▶ What this task involves:
Of the lines in this listing, how many contain the word "that"? Give the number and nothing else.

▶ Material for the task:
---

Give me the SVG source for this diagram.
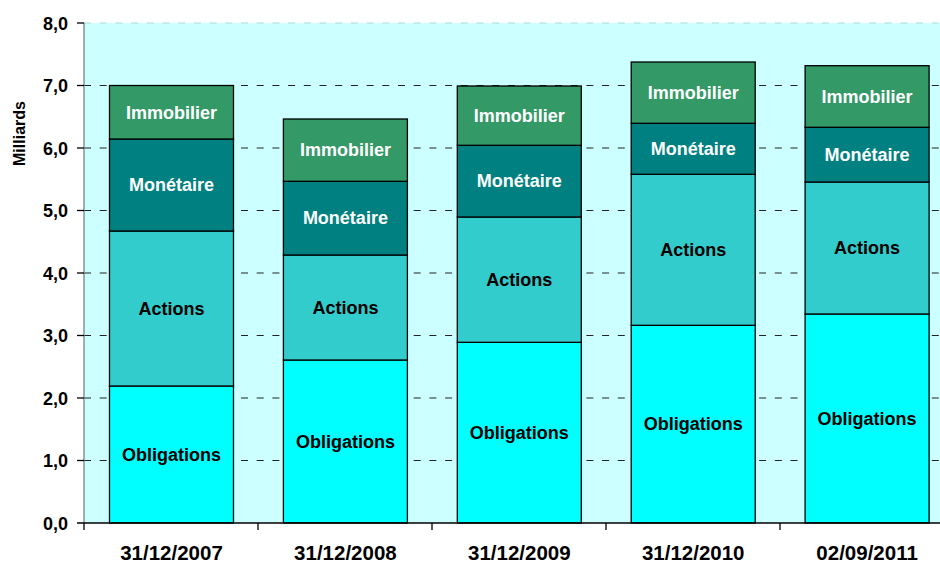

---

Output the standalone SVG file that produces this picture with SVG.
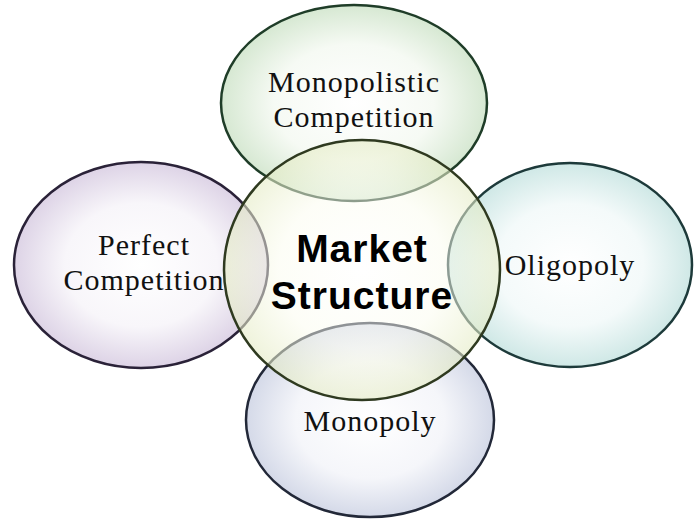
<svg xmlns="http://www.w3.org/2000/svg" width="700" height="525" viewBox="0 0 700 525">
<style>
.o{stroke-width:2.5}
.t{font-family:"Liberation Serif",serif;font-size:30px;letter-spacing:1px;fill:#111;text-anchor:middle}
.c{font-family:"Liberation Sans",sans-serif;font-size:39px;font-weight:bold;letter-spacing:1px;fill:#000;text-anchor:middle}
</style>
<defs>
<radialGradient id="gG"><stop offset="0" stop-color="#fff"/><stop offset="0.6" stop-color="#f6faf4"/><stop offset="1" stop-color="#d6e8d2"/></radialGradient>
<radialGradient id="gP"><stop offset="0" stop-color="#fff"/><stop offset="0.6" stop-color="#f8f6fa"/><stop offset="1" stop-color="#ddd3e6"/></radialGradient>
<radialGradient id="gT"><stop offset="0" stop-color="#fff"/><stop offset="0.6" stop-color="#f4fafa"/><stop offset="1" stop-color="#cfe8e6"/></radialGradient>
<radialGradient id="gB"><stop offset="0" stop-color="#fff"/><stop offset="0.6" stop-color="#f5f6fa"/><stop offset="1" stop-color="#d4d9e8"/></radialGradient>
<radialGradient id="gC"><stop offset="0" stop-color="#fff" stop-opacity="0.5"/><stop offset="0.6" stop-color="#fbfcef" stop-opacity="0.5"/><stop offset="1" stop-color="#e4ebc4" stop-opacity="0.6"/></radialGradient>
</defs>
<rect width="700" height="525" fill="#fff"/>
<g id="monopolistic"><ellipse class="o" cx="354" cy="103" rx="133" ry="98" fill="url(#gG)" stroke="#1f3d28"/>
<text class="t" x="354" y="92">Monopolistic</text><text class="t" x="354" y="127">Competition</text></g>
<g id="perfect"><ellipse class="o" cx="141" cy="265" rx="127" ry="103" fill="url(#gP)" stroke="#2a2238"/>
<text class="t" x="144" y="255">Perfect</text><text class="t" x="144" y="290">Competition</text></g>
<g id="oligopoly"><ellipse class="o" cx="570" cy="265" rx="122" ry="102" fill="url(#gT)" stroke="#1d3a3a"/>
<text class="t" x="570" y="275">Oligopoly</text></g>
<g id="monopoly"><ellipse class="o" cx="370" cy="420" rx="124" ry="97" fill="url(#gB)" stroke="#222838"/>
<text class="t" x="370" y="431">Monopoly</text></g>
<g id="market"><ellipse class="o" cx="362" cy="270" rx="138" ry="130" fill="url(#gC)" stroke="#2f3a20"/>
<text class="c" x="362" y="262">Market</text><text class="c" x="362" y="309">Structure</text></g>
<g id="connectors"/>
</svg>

---

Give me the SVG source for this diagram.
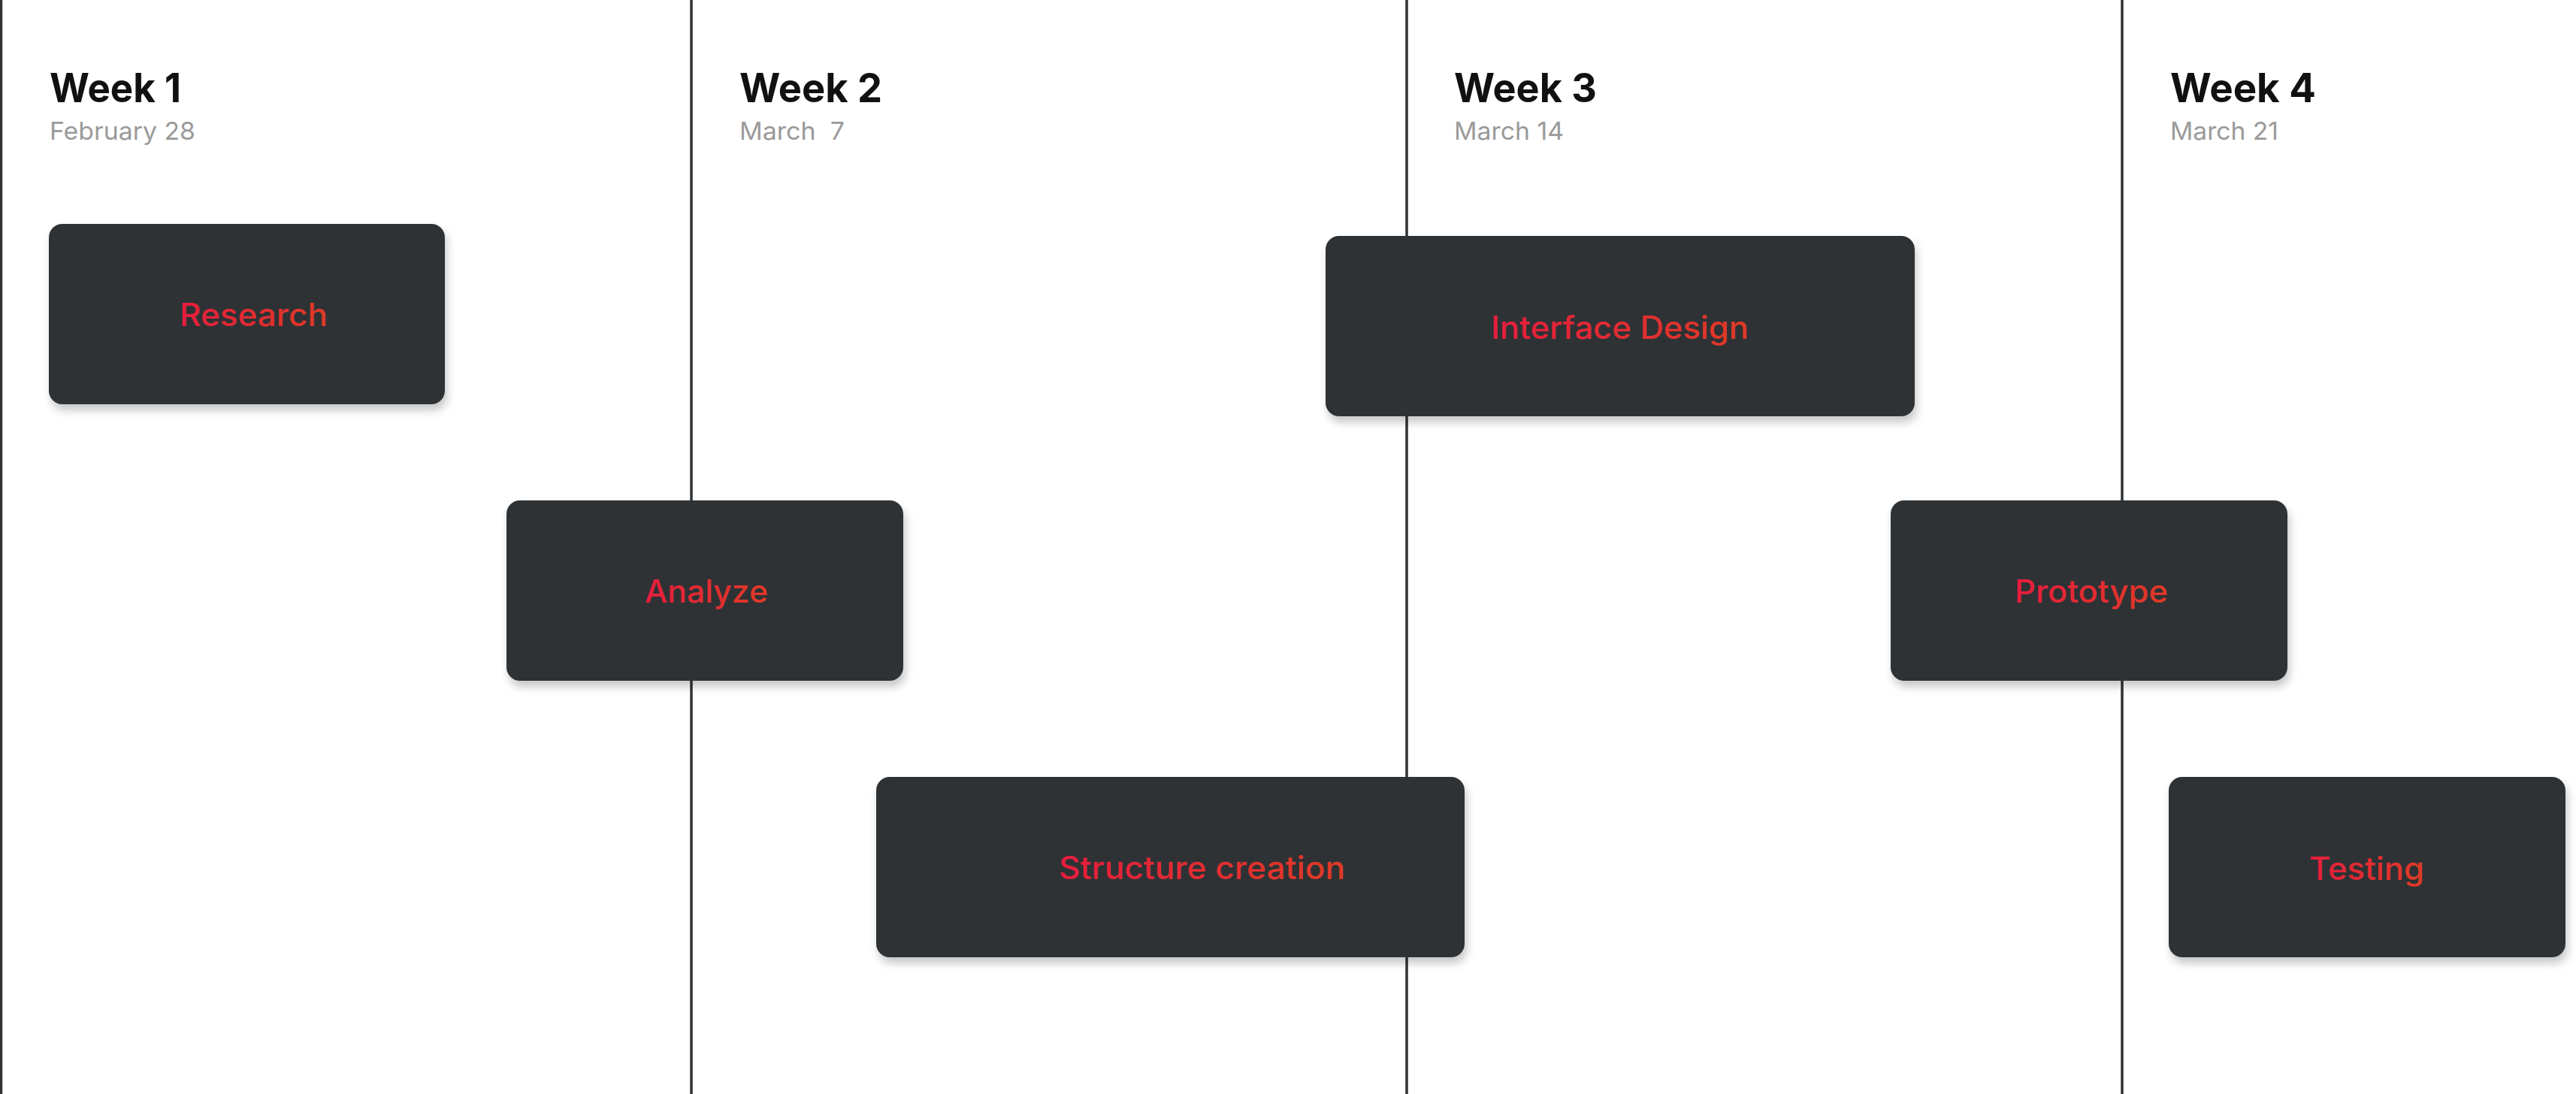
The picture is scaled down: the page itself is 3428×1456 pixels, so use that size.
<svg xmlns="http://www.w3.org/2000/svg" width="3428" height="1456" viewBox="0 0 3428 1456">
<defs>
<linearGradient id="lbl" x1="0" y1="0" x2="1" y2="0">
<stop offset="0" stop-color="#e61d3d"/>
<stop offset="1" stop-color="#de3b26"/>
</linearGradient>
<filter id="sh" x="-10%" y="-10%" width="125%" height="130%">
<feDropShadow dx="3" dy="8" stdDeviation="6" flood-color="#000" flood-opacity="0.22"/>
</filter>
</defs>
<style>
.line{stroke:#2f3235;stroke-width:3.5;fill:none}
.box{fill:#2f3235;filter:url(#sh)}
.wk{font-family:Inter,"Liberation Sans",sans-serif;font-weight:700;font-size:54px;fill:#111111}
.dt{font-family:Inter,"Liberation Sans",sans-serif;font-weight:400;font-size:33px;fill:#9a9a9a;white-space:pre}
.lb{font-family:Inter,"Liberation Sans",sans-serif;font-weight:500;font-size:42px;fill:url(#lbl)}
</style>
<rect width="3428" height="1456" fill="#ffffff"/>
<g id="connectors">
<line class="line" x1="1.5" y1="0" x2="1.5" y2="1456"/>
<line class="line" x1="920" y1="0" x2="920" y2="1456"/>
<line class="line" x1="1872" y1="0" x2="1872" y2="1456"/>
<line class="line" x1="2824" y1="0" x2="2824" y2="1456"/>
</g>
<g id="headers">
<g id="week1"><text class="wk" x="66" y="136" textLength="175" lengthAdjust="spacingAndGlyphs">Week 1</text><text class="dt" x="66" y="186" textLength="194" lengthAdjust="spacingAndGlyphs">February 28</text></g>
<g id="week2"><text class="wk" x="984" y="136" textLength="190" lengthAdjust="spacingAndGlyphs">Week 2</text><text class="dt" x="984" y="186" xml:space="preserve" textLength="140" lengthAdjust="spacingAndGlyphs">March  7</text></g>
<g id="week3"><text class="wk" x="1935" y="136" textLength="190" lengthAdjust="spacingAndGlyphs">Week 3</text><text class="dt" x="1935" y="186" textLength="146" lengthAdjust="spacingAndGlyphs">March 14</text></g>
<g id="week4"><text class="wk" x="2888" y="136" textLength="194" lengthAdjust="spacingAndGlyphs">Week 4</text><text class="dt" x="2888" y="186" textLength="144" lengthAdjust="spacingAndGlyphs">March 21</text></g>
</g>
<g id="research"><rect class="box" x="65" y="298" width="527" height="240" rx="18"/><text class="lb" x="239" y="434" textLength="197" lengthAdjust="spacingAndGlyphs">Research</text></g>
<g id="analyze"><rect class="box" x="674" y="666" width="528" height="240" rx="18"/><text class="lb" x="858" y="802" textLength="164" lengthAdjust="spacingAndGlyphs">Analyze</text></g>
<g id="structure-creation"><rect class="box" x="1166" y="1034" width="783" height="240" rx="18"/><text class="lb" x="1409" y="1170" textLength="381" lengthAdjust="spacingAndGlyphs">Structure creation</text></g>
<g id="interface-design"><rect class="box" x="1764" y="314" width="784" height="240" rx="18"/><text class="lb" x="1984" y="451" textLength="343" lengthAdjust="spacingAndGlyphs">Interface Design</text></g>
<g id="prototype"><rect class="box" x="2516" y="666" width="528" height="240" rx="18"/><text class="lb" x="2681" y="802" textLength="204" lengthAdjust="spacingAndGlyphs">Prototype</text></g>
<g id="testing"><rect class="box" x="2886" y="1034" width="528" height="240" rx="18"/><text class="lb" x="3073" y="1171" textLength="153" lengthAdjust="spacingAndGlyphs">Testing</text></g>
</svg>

---

▶ Completed task:
2